We recently tried getting back together but I didn't put in much effort. The same instinct resurfaced -- the voice in my head! And it was as though a fog had come down on me, like a weight -- which is how I felt when I broke it off originally.

So I knew almost from the beginning of our reunion that I was going to end it again. I know that wasn't fair on him, but I had to give it a go, although I didn't try nearly as hard as he did. I think I did the fair thing ending it again, because he wasn't getting the treatment he deserved. But I miss him, just like I did for the year we were apart, and I think there is something wrong with me. He's brilliant and there's no logical reason why it shouldn't work.

I'm a very active person and like to do as much as possible. I wonder if that's part of the problem. I feel I'm not ready to restrict what I do just because I have to consider someone else -- not that he would have stopped me, but you have to think of the other person in a relationship.

I don't believe there is just one person, and one alone, for everyone in life. I'm a happy person and don't expect someone else to make me happy. But I hope there's someone out there who would just suit me and whom I would suit too. Or do you have to change who you are to suit someone?

Is it about making a decision to stay with someone, rather than really wanting to stay with them? I have lots of friends who are in happy relationships and who genuinely seem to be there because they want to be, and not just because they've chosen to be, as in doing some kind of project. I know couples can have difficult times, but surely it's possible to be happy with someone, without that voice in your head telling you it's wrong.

Do you make someone right for you, or are they just right for you without effort?

Patricia replies:

Stop exhausting yourself. If a fog descended when you were with this guy, then he's not the right one for you. Full stop. I'm sure he is a great person. Rightly, or wrongly, that's not enough. Some people just stifle us, put the brakes on when we try to undertake things, rob us of our life force -- and it's not their fault, or lack of love even on their part. People call it a personality clash. Actually I think it's intellectual incompatibility. It's about enthusiasm, the mind soaring, thinking up new ideas, grasping opportunities, being on the go in your mind as much as on the ground.

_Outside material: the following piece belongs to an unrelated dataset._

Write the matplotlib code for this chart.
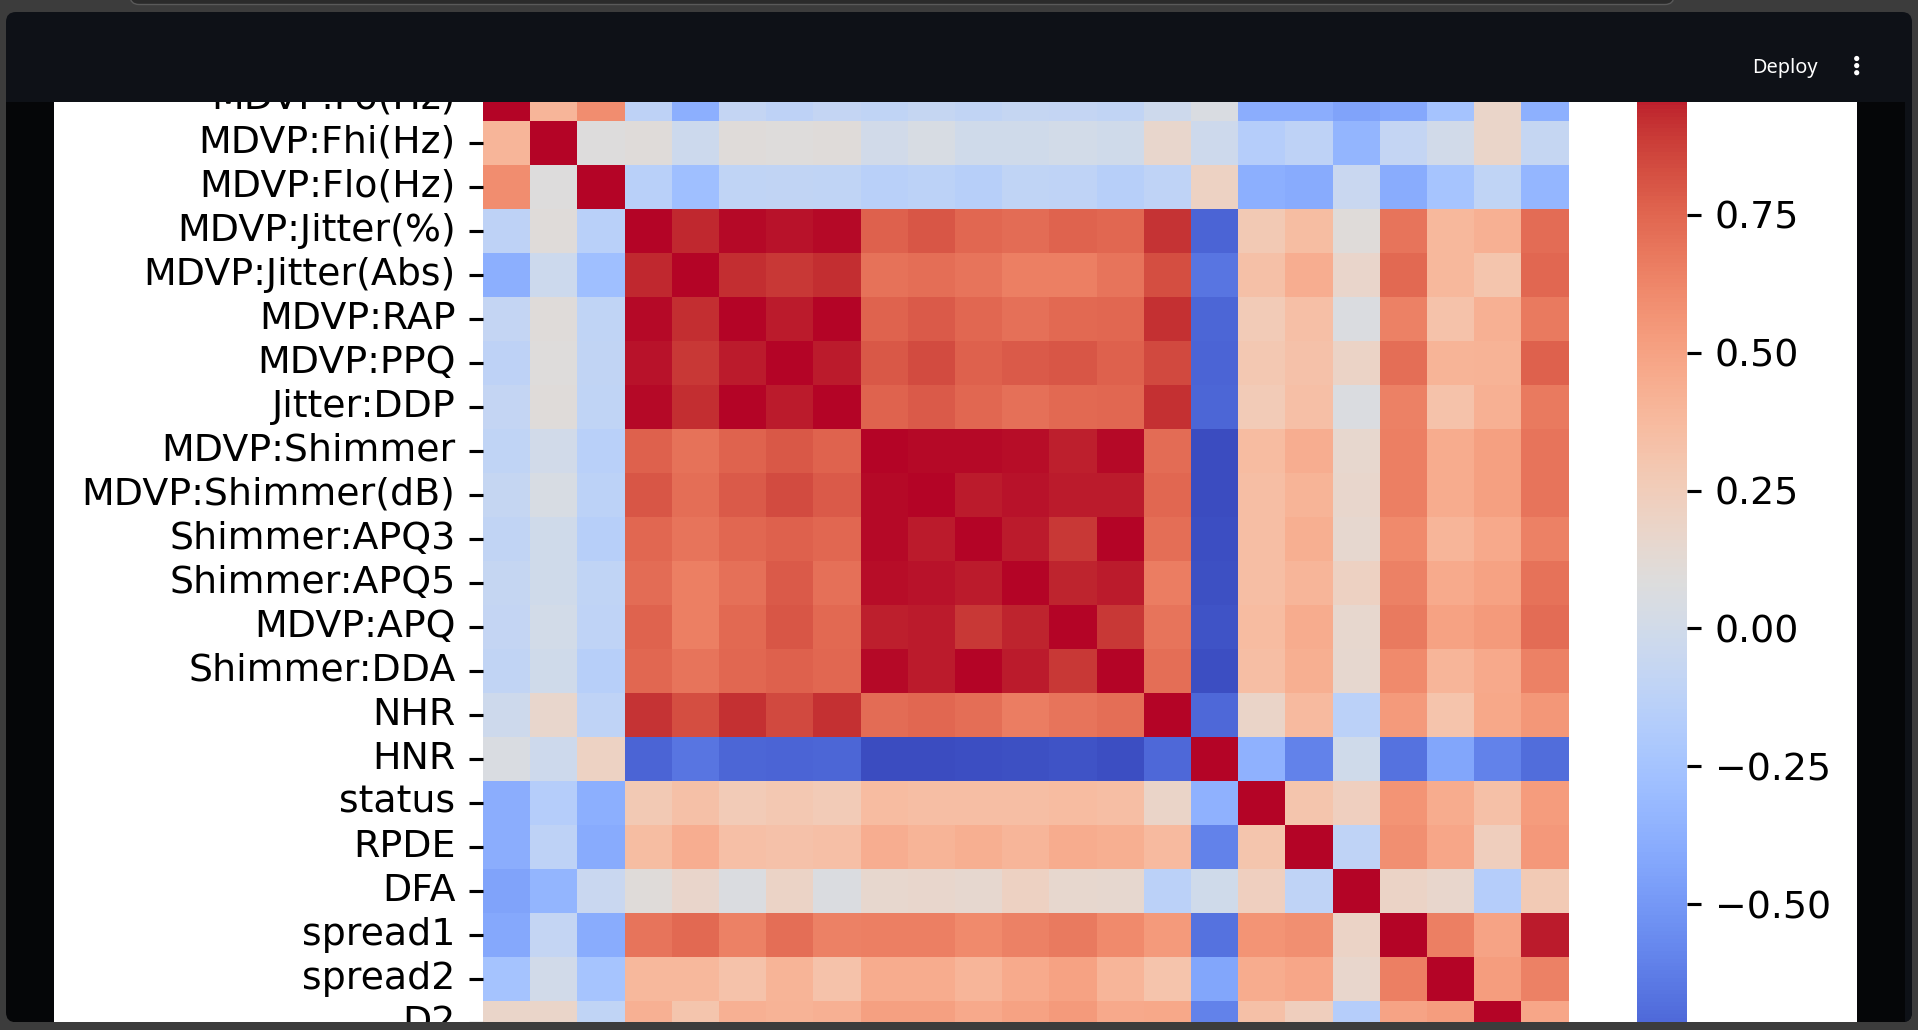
import numpy as np
import pandas as pd
import matplotlib
matplotlib.use("Agg")
import matplotlib.pyplot as plt
import seaborn as sns
from matplotlib.patches import Rectangle, FancyBboxPatch, Circle
from matplotlib.ticker import MultipleLocator
from matplotlib.colors import LinearSegmentedColormap

labels = ["MDVP:Fo(Hz)", "MDVP:Fhi(Hz)", "MDVP:Flo(Hz)", "MDVP:Jitter(%)",
          "MDVP:Jitter(Abs)", "MDVP:RAP", "MDVP:PPQ", "Jitter:DDP",
          "MDVP:Shimmer", "MDVP:Shimmer(dB)", "Shimmer:APQ3", "Shimmer:APQ5",
          "MDVP:APQ", "Shimmer:DDA", "NHR", "HNR", "status", "RPDE", "DFA",
          "spread1", "spread2", "D2", "PPE"]

fo = [1.000, 0.401, 0.597, -0.118, -0.382, -0.076, -0.112, -0.076, -0.098, -0.074, -0.095, -0.071, -0.078, -0.095, -0.022, 0.059, -0.384, -0.384, -0.446, -0.414, -0.249, 0.178, -0.372]
fhi = [0.401, 1.000, 0.085, 0.102, -0.029, 0.097, 0.091, 0.097, 0.002, 0.043, -0.004, -0.010, 0.005, -0.004, 0.164, -0.025, -0.166, -0.112, -0.343, -0.077, -0.003, 0.176, -0.070]
flo = [0.597, 0.085, 1.000, -0.140, -0.278, -0.101, -0.096, -0.100, -0.145, -0.119, -0.151, -0.101, -0.107, -0.151, -0.109, 0.211, -0.380, -0.400, -0.050, -0.395, -0.244, -0.101, -0.340]
jit_pct = [-0.118, 0.102, -0.140, 1.000, 0.936, 0.990, 0.974, 0.990, 0.769, 0.804, 0.747, 0.726, 0.758, 0.747, 0.907, -0.728, 0.278, 0.361, 0.099, 0.694, 0.385, 0.433, 0.722]
jit_abs = [-0.382, -0.029, -0.278, 0.936, 1.000, 0.923, 0.898, 0.923, 0.703, 0.717, 0.697, 0.649, 0.649, 0.697, 0.835, -0.657, 0.339, 0.442, 0.175, 0.736, 0.389, 0.311, 0.748]
rap = [-0.076, 0.097, -0.101, 0.990, 0.923, 1.000, 0.957, 1.000, 0.760, 0.791, 0.745, 0.710, 0.737, 0.745, 0.920, -0.722, 0.267, 0.342, 0.064, 0.648, 0.324, 0.427, 0.671]
ppq = [-0.112, 0.091, -0.096, 0.974, 0.898, 0.957, 1.000, 0.957, 0.798, 0.839, 0.764, 0.787, 0.804, 0.764, 0.845, -0.732, 0.289, 0.333, 0.196, 0.716, 0.408, 0.413, 0.770]
ddp = [-0.076, 0.097, -0.100, 0.990, 0.923, 1.000, 0.957, 1.000, 0.760, 0.791, 0.745, 0.710, 0.737, 0.745, 0.920, -0.721, 0.267, 0.342, 0.064, 0.648, 0.324, 0.427, 0.671]
shim = [-0.098, 0.002, -0.145, 0.769, 0.703, 0.760, 0.798, 0.760, 1.000, 0.987, 0.988, 0.983, 0.950, 0.988, 0.722, -0.835, 0.367, 0.447, 0.160, 0.655, 0.452, 0.507, 0.694]
shim_db = [-0.074, 0.043, -0.119, 0.804, 0.717, 0.791, 0.839, 0.791, 0.987, 1.000, 0.963, 0.974, 0.961, 0.963, 0.744, -0.828, 0.351, 0.411, 0.165, 0.653, 0.454, 0.512, 0.695]
apq3 = [-0.095, -0.004, -0.151, 0.747, 0.697, 0.745, 0.764, 0.745, 0.988, 0.963, 1.000, 0.960, 0.897, 1.000, 0.716, -0.827, 0.348, 0.435, 0.151, 0.611, 0.402, 0.467, 0.645]
apq5 = [-0.071, -0.010, -0.101, 0.726, 0.649, 0.710, 0.787, 0.710, 0.983, 0.974, 0.960, 1.000, 0.949, 0.960, 0.658, -0.814, 0.351, 0.400, 0.214, 0.647, 0.457, 0.502, 0.702]
apq = [-0.078, 0.005, -0.107, 0.758, 0.649, 0.737, 0.804, 0.737, 0.950, 0.961, 0.897, 0.949, 1.000, 0.897, 0.694, -0.800, 0.364, 0.451, 0.157, 0.673, 0.502, 0.537, 0.722]
dda = [-0.095, -0.004, -0.151, 0.747, 0.697, 0.745, 0.764, 0.745, 0.988, 0.963, 1.000, 0.960, 0.897, 1.000, 0.716, -0.827, 0.348, 0.435, 0.151, 0.611, 0.402, 0.467, 0.645]
nhr = [-0.022, 0.164, -0.109, 0.907, 0.835, 0.920, 0.845, 0.920, 0.722, 0.744, 0.716, 0.658, 0.694, 0.716, 1.000, -0.714, 0.189, 0.371, -0.132, 0.541, 0.318, 0.471, 0.553]
hnr = [0.059, -0.025, 0.211, -0.728, -0.657, -0.722, -0.732, -0.721, -0.835, -0.828, -0.827, -0.814, -0.800, -0.827, -0.714, 1.000, -0.362, -0.599, -0.009, -0.673, -0.432, -0.601, -0.693]
status = [-0.384, -0.166, -0.380, 0.278, 0.339, 0.267, 0.289, 0.267, 0.367, 0.351, 0.348, 0.351, 0.364, 0.348, 0.189, -0.362, 1.000, 0.309, 0.232, 0.565, 0.455, 0.340, 0.531]
rpde = [-0.384, -0.112, -0.400, 0.361, 0.442, 0.342, 0.333, 0.342, 0.447, 0.411, 0.435, 0.400, 0.451, 0.435, 0.371, -0.599, 0.309, 1.000, -0.111, 0.591, 0.480, 0.237, 0.546]
dfa = [-0.446, -0.343, -0.050, 0.099, 0.175, 0.064, 0.196, 0.064, 0.160, 0.165, 0.151, 0.214, 0.157, 0.151, -0.132, -0.009, 0.232, -0.111, 1.000, 0.196, 0.167, -0.165, 0.270]
spread1 = [-0.414, -0.077, -0.395, 0.694, 0.736, 0.648, 0.716, 0.648, 0.655, 0.653, 0.611, 0.647, 0.673, 0.611, 0.541, -0.673, 0.565, 0.591, 0.196, 1.000, 0.652, 0.495, 0.962]
spread2 = [-0.249, -0.003, -0.244, 0.385, 0.389, 0.324, 0.408, 0.324, 0.452, 0.454, 0.402, 0.457, 0.502, 0.402, 0.318, -0.432, 0.455, 0.480, 0.167, 0.652, 1.000, 0.524, 0.645]
d2 = [0.178, 0.176, -0.101, 0.433, 0.311, 0.427, 0.413, 0.427, 0.507, 0.512, 0.467, 0.502, 0.537, 0.467, 0.471, -0.601, 0.340, 0.237, -0.165, 0.495, 0.524, 1.000, 0.481]
ppe = [-0.372, -0.070, -0.340, 0.722, 0.748, 0.671, 0.770, 0.671, 0.694, 0.695, 0.645, 0.702, 0.722, 0.645, 0.553, -0.693, 0.531, 0.546, 0.270, 0.962, 0.645, 0.481, 1.000]

rows = [fo, fhi, flo, jit_pct, jit_abs, rap, ppq, ddp, shim, shim_db, apq3, apq5,
        apq, dda, nhr, hnr, status, rpde, dfa, spread1, spread2, d2, ppe]
corr = pd.DataFrame(rows, index=labels, columns=labels)

W, H = 1918, 1030
DPI = 281.6
GREY = "#3c3c3c"
NAVY = "#0e1117"
BLACK = "#050608"

fig = plt.figure(figsize=(W / DPI, H / DPI), dpi=DPI, facecolor=GREY)


def px_axes(l, t, r, b, **kw):
    return fig.add_axes([l / W, 1 - b / H, (r - l) / W, (b - t) / H], **kw)


def px_space(a):
    a.set_xlim(0, W)
    a.set_ylim(H, 0)
    a.axis("off")


# background: app panel
bg = px_axes(0, 0, W, H, zorder=0)
px_space(bg)
panel = FancyBboxPatch((6, 12), 1906, 1010.3, boxstyle="round,pad=0,rounding_size=10",
                       fc=BLACK, ec="none")
bg.add_patch(panel)
strip = Rectangle((1905, 90), 7.3, 940, fc=NAVY, ec="none")
bg.add_patch(strip)
strip.set_clip_path(panel)
bg.add_patch(Rectangle((54, 101.7), 1857 - 54, 1022.3 - 101.7, fc="white", ec="none"))

# heatmap (scrolled: top row and bottom rows partly out of view)
ax = px_axes(483, 77, 1568.5, 1089, zorder=1)
cax = px_axes(1636.7, 77, 1687.3, 1089, zorder=1)
sns.heatmap(corr, ax=ax, cbar_ax=cax, cmap="coolwarm",
            xticklabels=labels, yticklabels=labels)
ax.tick_params(axis="y", rotation=0, labelsize=9.7)
ax.tick_params(axis="x", labelsize=9.7)
cax.yaxis.set_major_locator(MultipleLocator(0.25))
cax.tick_params(labelsize=9.7)

# overlay: browser header and bottom edge
ov = px_axes(0, 0, W, H, zorder=10)
ov.add_patch(Rectangle((0, 0), W, 101.7, fc=GREY, ec="none"))
ov.add_patch(FancyBboxPatch((130, -30), 1544, 34.5, boxstyle="round,pad=0,rounding_size=9",
                            fc="#2b2b2b", ec="#5a5a5a", lw=0.35))
header = FancyBboxPatch((6, 12), 1906, 89.7, boxstyle="round,pad=0,rounding_size=10",
                        fc=NAVY, ec="none")
ov.add_patch(header)
ov.add_patch(Rectangle((6, 60), 1906, 41.7, fc=NAVY, ec="none"))
grad_cmap = LinearSegmentedColormap.from_list("deco", ["#ff4b4b", "#fffd80"])
im = ov.imshow(np.linspace(0, 1, 256).reshape(1, -1), extent=(6, 1912, 15, 12),
               aspect="auto", cmap=grad_cmap, interpolation="bilinear")
im.set_clip_path(header)
ov.text(1784.5, 73.3, "Deploy", color="white", fontsize=5.1, ha="center",
        va="baseline", family="Noto Sans")
for yy in (58.5, 65.6, 72.7):
    ov.add_patch(Circle((1856.7, yy), 2.6, fc="white", ec="none"))
ov.add_patch(Rectangle((0, 1022.3), W, 10, fc=GREY, ec="none"))
px_space(ov)

fig.savefig("out.png", dpi=DPI, facecolor=GREY)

Of course you miss him. You weren't with him because you're desperately needy, or unable to be on your own, or scared that you'll never find someone else.

You were with him for good reasons -- all the good things about him, not least the fact that he obviously loves you. But you do need to be clear about one thing. You didn't break it off -- either the first or second time -- for his sake, because he deserved better. You did it for your own sake. Given he's such a nice guy, you must have had good reason. Respect that.

All relationships require compromise. That doesn't mean total self-sacrifice. Instead it means that we cherish the time, or the activities, that we carve out for ourselves, precisely because we had to choose them, negotiate with our partner about them, make them happen.

Going the road a partner wishes to tread can also lead to exciting new places, or very different new experiences. In your case, happily following someone you love might lead you to a new appreciation of tranquillity, stillness, occupying the moment. None of it involves a deadening fog. It's not a tiresome project. Forging togetherness is an exciting challenge.

Nobody is entirely right for us. How could they be? But it's not, as you suggest, a question of making someone right for us -- which would imply that we distort our real selves, or worse, attempt to change someone else, or worst of all, pretend things are different than they really are. It's about accepting that no husband, or wife, can meet all our needs. Some of those needs will remain unfulfilled, many will be filled by friends, family, children, work, and casual acquaintances who cross our path from time to time and touch a cornerstone of our true selves.